For all it offers, though, the airport has some notable deficiencies. Currently, the airport has regional carrier SkyWest and three airlines — Delta, United and American — offering direct flights to Denver, Dallas, Phoenix, and Salt Lake City. But it dropped its direct United flights to Los Angeles during the COVID-19 pandemic. Stehmeier said the airport has been unable to recover the route due to a pilot shortage, airlines’ caution about expanding service and fewer Asian tourists coming to visit Utah’s national parks.
Hales hopes that changes — not only for him but also for his business. He wanted to have an off-site retreat in St. George for members of his executive team but recently opted instead to host it in Orange County due to the flight situation.
“It’s crazy that there’s no direct flight to the largest market in the western United States,” he said.

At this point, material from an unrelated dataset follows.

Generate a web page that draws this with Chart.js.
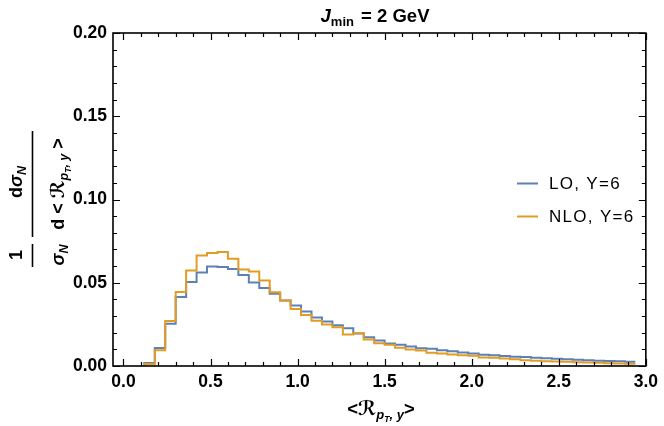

Conversely, John Haddow, who used to fly United out of St. George to Denver when he was commuting to work in Washington, D.C., loves the southern Utah airport, especially the service. He recalls inserting his ticket and credit card into a payment machine one night to exit the parking lot at St. George. Unlike the machine in the D.C. airport he frequented, the one in St. George required the ticket and the card to be inserted separately. Unfortunately, it was too dark at 9:30 that night for him to realize his mistake.
“It ate my credit card and I could not exit …,” he said. “I went into the airport, found someone, and he came out, opened up the machine and returned my card to me. That would never have happened at some larger airports.”